* Start GIVEN DATA *

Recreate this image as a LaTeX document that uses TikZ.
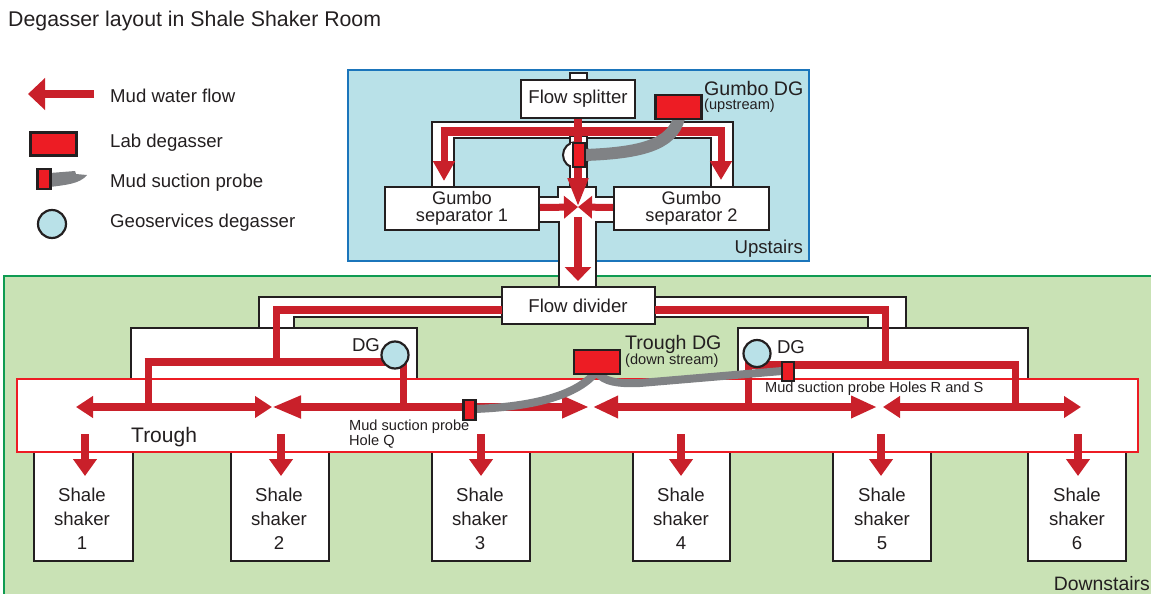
\documentclass[tikz,border=0pt]{standalone}
\usepackage{xcolor}
\usepackage{fontspec}
\setmainfont{Liberation Sans}
\usetikzlibrary{arrows.meta}
\definecolor{upfill}{HTML}{B9E1E8}
\definecolor{upline}{HTML}{1B75BB}
\definecolor{downfill}{HTML}{C9E2B5}
\definecolor{downline}{HTML}{0F9B52}
\definecolor{flowred}{HTML}{C9202A}
\definecolor{labred}{HTML}{ED1C24}
\definecolor{hosegray}{HTML}{808285}
\definecolor{inkblack}{HTML}{231F20}
\tikzset{
  txt/.style={font=\fontsize{18.6}{22}\selectfont, text=inkblack, inner sep=0pt},
  small/.style={font=\fontsize{14.6}{15}\selectfont, text=inkblack, inner sep=0pt, align=left},
  big/.style={font=\fontsize{19.6}{22}\selectfont, text=inkblack, inner sep=0pt},
  pipe/.style={draw=inkblack, fill=white, line width=2pt},
  whitebox/.style={pipe, inner sep=0pt, font=\fontsize{18.2}{17}\selectfont, text=inkblack, align=center},
  labdg/.style={draw=inkblack, fill=labred, line width=2.6pt, inner sep=0pt, minimum width=46pt, minimum height=23pt},
  probe/.style={draw=inkblack, fill=labred, line width=2.2pt, inner sep=0pt, minimum width=12pt, minimum height=20pt},
  geodg/.style={circle, draw=inkblack, fill=upfill, line width=2.2pt, inner sep=0pt, minimum size=27pt},
  flow/.style={draw=flowred, line width=#1},
  flow/.default=8pt,
  hose/.style={draw=hosegray, line width=#1},
  hose/.default=8pt,
  tip/.style n args={2}{arrows={-Triangle[length=#1pt,width=#2pt]}, fill=flowred},
  tips/.style n args={3}{arrows={Triangle[length=#1pt,width=#3pt]-Triangle[length=#2pt,width=#3pt]}, fill=flowred}
}
\begin{document}
\begin{tikzpicture}[x=1pt,y=-1pt]
  \useasboundingbox (0,0) rectangle (1151,594);

  % Rooms
  \draw[draw=downline, fill=downfill, line width=2pt] (3.5,276) rectangle (1165,610);
  \draw[draw=upline, fill=upfill, line width=2pt] (347.5,70.5) rectangle (809,261);
  \node[txt, anchor=east] (upstairs) at (803,249) {Upstairs};
  \node[txt, font=\fontsize{19.4}{20}\selectfont, anchor=east] (downstairs) at (1150,583.5) {Downstairs};
  \node[font=\fontsize{21.3}{22}\selectfont, text=inkblack, inner sep=0pt, anchor=west] (title) at (8,20.5) {Degasser layout in Shale Shaker Room};

  % Legend
  \coordinate (legfrom) at (94,94);
  \coordinate (legto) at (28,94);
  \draw[flow, tip={17}{31}] (legfrom) -- (legto);
  \node[labdg] (leglab) at (53.5,144) {};
  \fill[hosegray] (50,173) -- (75,171) -- (76,174) -- (87,175) .. controls (80,184) and (65,185) .. (50,187) -- cycle;
  \node[probe, minimum width=13pt] (legprobe) at (44,179) {};
  \node[geodg, minimum size=28pt] (leggeo) at (52,224) {};
  \node[txt, anchor=west] (legtxta) at (110,96) {Mud water flow};
  \node[txt, anchor=west] (legtxtb) at (110,142.5) {Lab degasser};
  \node[txt, anchor=west] (legtxtc) at (110,182.5) {Mud suction probe};
  \node[txt, anchor=west] (legtxtd) at (110,222.5) {Geoservices degasser};

  % Upstairs pipes
  \draw[pipe] (570,73) rectangle (587,82);
  \draw[pipe] (432,187) -- (432,122) -- (733,122) -- (733,187) -- (711,187) -- (711,138) -- (454,138) -- (454,187) -- cycle;
  \draw[pipe] (570,136) rectangle (587,190);
  \node[circle, draw=inkblack, fill=white, line width=2pt, inner sep=0pt, minimum size=26pt] (gumbocircle) at (576,155) {};
  \fill[white] (571,143) rectangle (586,187);
  \draw[inkblack, line width=2pt] (570,165) -- (570,187) (587,165) -- (587,187);
  \draw[pipe] (558,187) -- (596,187) -- (596,197) -- (616,197) -- (616,222) -- (596,222) -- (596,288) -- (559,288) -- (559,222) -- (538,222) -- (538,197) -- (558,197) -- cycle;
  \node[whitebox, font=\fontsize{18.6}{17}\selectfont, minimum width=114pt, minimum height=38pt] (splitter) at (578,99) {Flow splitter};
  \node[whitebox, minimum width=154pt, minimum height=43pt] (sepone) at (462,208.5) {Gumbo\\separator 1};
  \node[whitebox, minimum width=155pt, minimum height=43pt] (septwo) at (691.5,208.5) {Gumbo\\separator 2};

  % Upstairs flow
  \coordinate (junction) at (578,207);
  \coordinate (sepleft) at (444,181);
  \coordinate (sepright) at (721,180);
  \coordinate (bendleft) at (444,131);
  \coordinate (bendright) at (721,131);
  \coordinate (downfrom) at (578,217);
  \coordinate (downto) at (578,281);
  \draw[flow=7pt, tip={20}{21}] (bendleft) -- (sepleft);
  \draw[flow=7pt, tip={19}{21}] (bendright) -- (sepright);
  \draw[flow=9pt] (440.5,131) -- (724.5,131);
  \draw[flow, tip={29}{19}] (splitter.south) -- (junction);
  \draw[flow=7pt, tip={14}{22}] (sepone.east |- 0,207.5) -- (junction);
  \draw[flow=7pt, tip={14}{22}] (septwo.west |- 0,207.5) -- (junction);
  \draw[flow, tip={14}{26}] (downfrom) -- (downto);

  % Gumbo DG
  \draw[hose=12pt] (585,155) .. controls (640,153) and (672,145) .. (679,118);
  \node[probe, minimum height=24pt] (gumboprobe) at (579,155) {};
  \node[labdg, minimum height=24pt] (gumbodg) at (678.5,107) {};
  \node[big, anchor=west] (gumbotxt) at (704,88.5) {Gumbo DG};
  \node[small, anchor=west] (gumbosub) at (704,106) {(upstream)};

  % Downstairs pipes
  \draw[pipe] (131,380) -- (131,327.5) -- (417,327.5) -- (417,380);
  \draw[pipe] (738,380) -- (738,327.5) -- (1028,327.5) -- (1028,380);
  \draw[pipe] (259,328) -- (259,297) -- (906,297) -- (906,328) -- (868,328) -- (868,317) -- (294,317) -- (294,328) -- cycle;
  \node[whitebox, font=\fontsize{18.6}{17}\selectfont, minimum width=153pt, minimum height=37pt] (divider) at (578,305.5) {Flow divider};

  % Shale shakers
  \foreach \n/\xbox/\xtxt/\wbox in {1/83/82/99,2/280/279/98,3/481/480/98,4/681.5/681/97,5/882/882/98,6/1077/1077/98} {
    \node[pipe, inner sep=0pt, minimum width=\wbox pt, minimum height=120pt] (shaker\n) at (\xbox,501) {};
    \node[txt, font=\fontsize{18.6}{24}\selectfont, align=center] (shakertxt\n) at (\xtxt,519) {Shale\\shaker\\\n};
  }

  % Trough
  \node[draw=labred, fill=white, line width=2pt, inner sep=0pt, minimum width=1121pt, minimum height=73pt] (trough) at (577.5,415.5) {};
  \node[font=\fontsize{21}{22}\selectfont, text=inkblack, inner sep=0pt, anchor=west] (troughtxt) at (131,437) {Trough};

  % Downstairs flow
  \coordinate (divleft) at (502,310);
  \coordinate (divright) at (655,310);
  \coordinate (leftbend) at (276,310);
  \coordinate (leftdrop) at (276,362);
  \coordinate (rightbend) at (885,310);
  \coordinate (rightdrop) at (885,365);
  \draw[flow] (divleft) -- (272.5,310);
  \draw[flow=7pt] (leftbend) ++(0,-4) -- (leftdrop);
  \draw[flow] (divright) -- (888.5,310);
  \draw[flow=7pt] (rightbend) ++(0,-4) -- (rightdrop);
  \draw[flow] (144.5,362) -- (385,362);
  \draw[flow=7pt] (148,358.5) -- (148,407);
  \draw[flow=7pt] (403,362) -- (403,407);
  \draw[flow] (744.5,365) -- (1018.5,365);
  \draw[flow=7pt] (748,361) -- (748,407);
  \draw[flow=7pt] (1015,361) -- (1015,407);
  \coordinate (ta) at (76,407);
  \coordinate (tb) at (272,407);
  \coordinate (tc) at (589,407);
  \coordinate (td) at (593,407);
  \coordinate (te) at (877,407);
  \coordinate (tf) at (883,407);
  \coordinate (tg) at (1081,407);
  \draw[flow, tips={17}{17}{21}] (ta) -- (tb);
  \draw[flow, tips={29}{27}{21}] (tb) -- (tc);
  \draw[flow, tips={25}{26}{21}] (td) -- (te);
  \draw[flow, tips={17}{17}{21}] (tf) -- (tg);
  \foreach \n/\xdrop in {1/85,2/281,3/481,4/681,5/881,6/1078} {
    \coordinate (dropfrom\n) at (\xdrop,434);
    \coordinate (dropto\n) at (\xdrop,476);
    \draw[flow, tip={17}{23}] (dropfrom\n) -- (dropto\n);
  }

  % Degassers in the trough room
  \node[geodg] (geoleft) at (395,355) {};
  \node[geodg] (georight) at (757,353.5) {};
  \node[txt] (dgleft) at (366,345) {DG};
  \node[txt] (dgright) at (791,347) {DG};

  % Trough DG hoses
  \draw[hose] (596,372) .. controls (575,398) and (525,407) .. (475,409);
  \draw[hose] (597,372) .. controls (603,382) and (620,384) .. (640,383) -- (782,371);
  \node[probe] (probeq) at (469.5,410) {};
  \node[probe, minimum height=19pt] (proberight) at (788,371.5) {};
  \node[labdg, minimum height=24pt] (troughdg) at (597,362) {};
  \node[big, anchor=west] (troughdgtxt) at (625,344) {Trough DG};
  \node[small, anchor=west] (troughdgsub) at (625,360.5) {(down stream)};
  \node[small, anchor=west] (holeq) at (349,434) {Mud suction probe\\Hole Q};
  \node[small, anchor=west] (holers) at (765,389) {Mud suction probe Holes R and S};
\end{tikzpicture}
\end{document}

* End GIVEN DATA *

**WHAT YOU WILL DO**
Repeat the listing above from its first line through the line that contains "sep=0pt, anchor=west] (title)", both included, and nothing more. Drop the pictures.

**ANSWER FOR THIS EXERCISE**
Recreate this image as a LaTeX document that uses TikZ.
\documentclass[tikz,border=0pt]{standalone}
\usepackage{xcolor}
\usepackage{fontspec}
\setmainfont{Liberation Sans}
\usetikzlibrary{arrows.meta}
\definecolor{upfill}{HTML}{B9E1E8}
\definecolor{upline}{HTML}{1B75BB}
\definecolor{downfill}{HTML}{C9E2B5}
\definecolor{downline}{HTML}{0F9B52}
\definecolor{flowred}{HTML}{C9202A}
\definecolor{labred}{HTML}{ED1C24}
\definecolor{hosegray}{HTML}{808285}
\definecolor{inkblack}{HTML}{231F20}
\tikzset{
  txt/.style={font=\fontsize{18.6}{22}\selectfont, text=inkblack, inner sep=0pt},
  small/.style={font=\fontsize{14.6}{15}\selectfont, text=inkblack, inner sep=0pt, align=left},
  big/.style={font=\fontsize{19.6}{22}\selectfont, text=inkblack, inner sep=0pt},
  pipe/.style={draw=inkblack, fill=white, line width=2pt},
  whitebox/.style={pipe, inner sep=0pt, font=\fontsize{18.2}{17}\selectfont, text=inkblack, align=center},
  labdg/.style={draw=inkblack, fill=labred, line width=2.6pt, inner sep=0pt, minimum width=46pt, minimum height=23pt},
  probe/.style={draw=inkblack, fill=labred, line width=2.2pt, inner sep=0pt, minimum width=12pt, minimum height=20pt},
  geodg/.style={circle, draw=inkblack, fill=upfill, line width=2.2pt, inner sep=0pt, minimum size=27pt},
  flow/.style={draw=flowred, line width=#1},
  flow/.default=8pt,
  hose/.style={draw=hosegray, line width=#1},
  hose/.default=8pt,
  tip/.style n args={2}{arrows={-Triangle[length=#1pt,width=#2pt]}, fill=flowred},
  tips/.style n args={3}{arrows={Triangle[length=#1pt,width=#3pt]-Triangle[length=#2pt,width=#3pt]}, fill=flowred}
}
\begin{document}
\begin{tikzpicture}[x=1pt,y=-1pt]
  \useasboundingbox (0,0) rectangle (1151,594);

  % Rooms
  \draw[draw=downline, fill=downfill, line width=2pt] (3.5,276) rectangle (1165,610);
  \draw[draw=upline, fill=upfill, line width=2pt] (347.5,70.5) rectangle (809,261);
  \node[txt, anchor=east] (upstairs) at (803,249) {Upstairs};
  \node[txt, font=\fontsize{19.4}{20}\selectfont, anchor=east] (downstairs) at (1150,583.5) {Downstairs};
  \node[font=\fontsize{21.3}{22}\selectfont, text=inkblack, inner sep=0pt, anchor=west] (title) at (8,20.5) {Degasser layout in Shale Shaker Room};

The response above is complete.